I've added a new article in the "Press" section from Femina magazine. It's a February interview with Stellan just before he attended the Berlin International Film Festival. I like how he views receiving awards - "A prize is not a measure of my quality, but it is a sign of appreciation."  There are several images with the article. I especially like the photo below. It was taken during the recording of the Swedish TV drama, "The Tragic History and Hamlet - Prince of Denmark". I have no idea why Stellan and his co-star Dan Ekborg would be running around in just towels, but at least they're not butt naked!

The television page for this HAMLET production has now been posted. "Hamlet" has always been my favorite Shakespeare play and I was fortunate enough to see Richard Burton play the Danish prince in Boston back in 1964. What a riveting performance!

Stellan also performed in a Dramaten production of "Hamlet" in 1974 in the role of Fortinbras and his son Gustaf played Hamlet in 2010 at Stockholm's Stadsteater.


I've been browsing through my inventory of old photos and am posting some new ones for Stellan Online. The first one is a wonderful publicity still from the 1998 film GLASBLASARNS BARN (The Glassblower's Children), a magical fairy tale based on the book by Maria Gripe. I love all Scandinavian films with Pernilla August!

This portrait was taken at the PKO Off Camera Festival in Krakow, Poland, in May 2015 when Stellan was honored for his important contributions to independent filmmaking. For more photos from this event, visit the image gallery.

Here's a new addition to the GOYA'S GHOST film page. Love it!

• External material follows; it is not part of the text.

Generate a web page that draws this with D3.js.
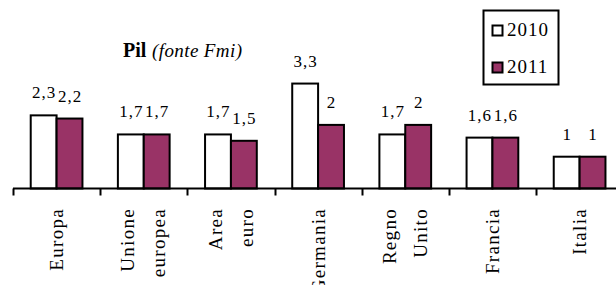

The Swedish film page for ORMENS VAG PÅ HALLERBERGET (The Serpent's Way) has been completed. This very somber tale was screened in the Un Certain Regard section at the 1987 Cannes Film Festival and in competition at the 15th Moscow International Film Festival. At the 22nd Guldbagge Awards, Stina Ekblad won the award for Best Actress. The story was a challenging adaptation of a novel by Torgny Lindgren. When the author read the book on the radio, a record-breaking amount of listeners tuned in. Shortly after that, Bo Widerberg decided to make the film.

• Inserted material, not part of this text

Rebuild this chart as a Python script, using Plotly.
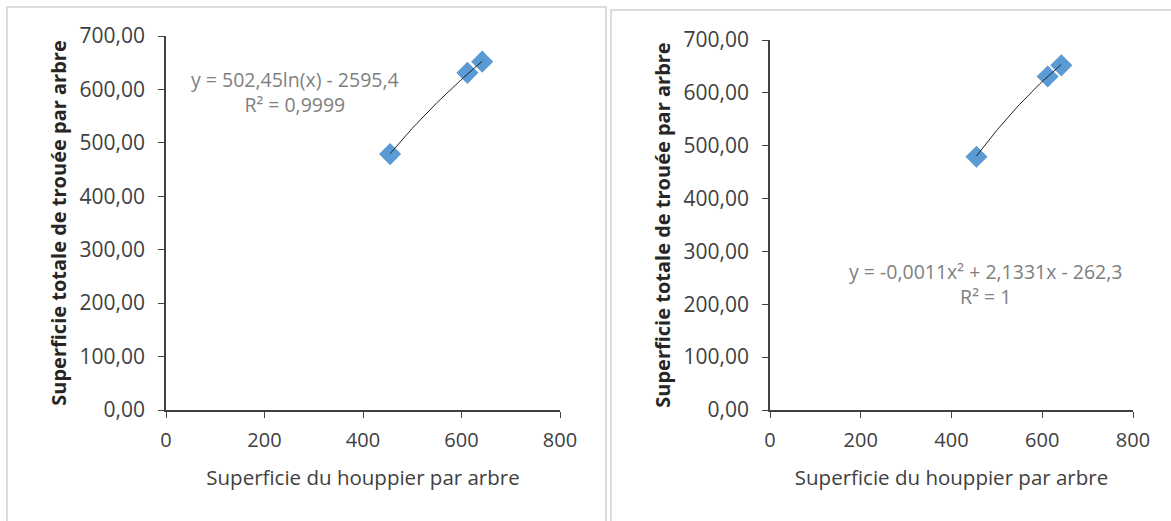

This drama objectively examines the quiet courage of impoverished people whose faith in God's word enables them to uncomplainingly endure the gross injustice inherent in their culture. Set in the 19th century in northern Sweden, the story centers on Tea, a young woman who is forced to submit to the sexual desires of her landlord. At that time it was considered a morally acceptable means of paying the rent in accordance with their interpretation of the Bible. If a woman refused to sleep with her landlord, she and her family would be evicted. Eventually the landowner dies and soon his son Karl Orsa (played by Stellan) comes to collect his rent. If you enjoy movies about women struggling against poverty, social injustice and the harshness of life, this one's for you!

Stellan had strong praise for Widerberg, who passed away in 1997 - "He was a brilliant director. He had this amazing ear for what was truth. He taught you not to concentrate on being brilliant yourself, but to concentrate on the other actors. More to react than act, and I still try to do that."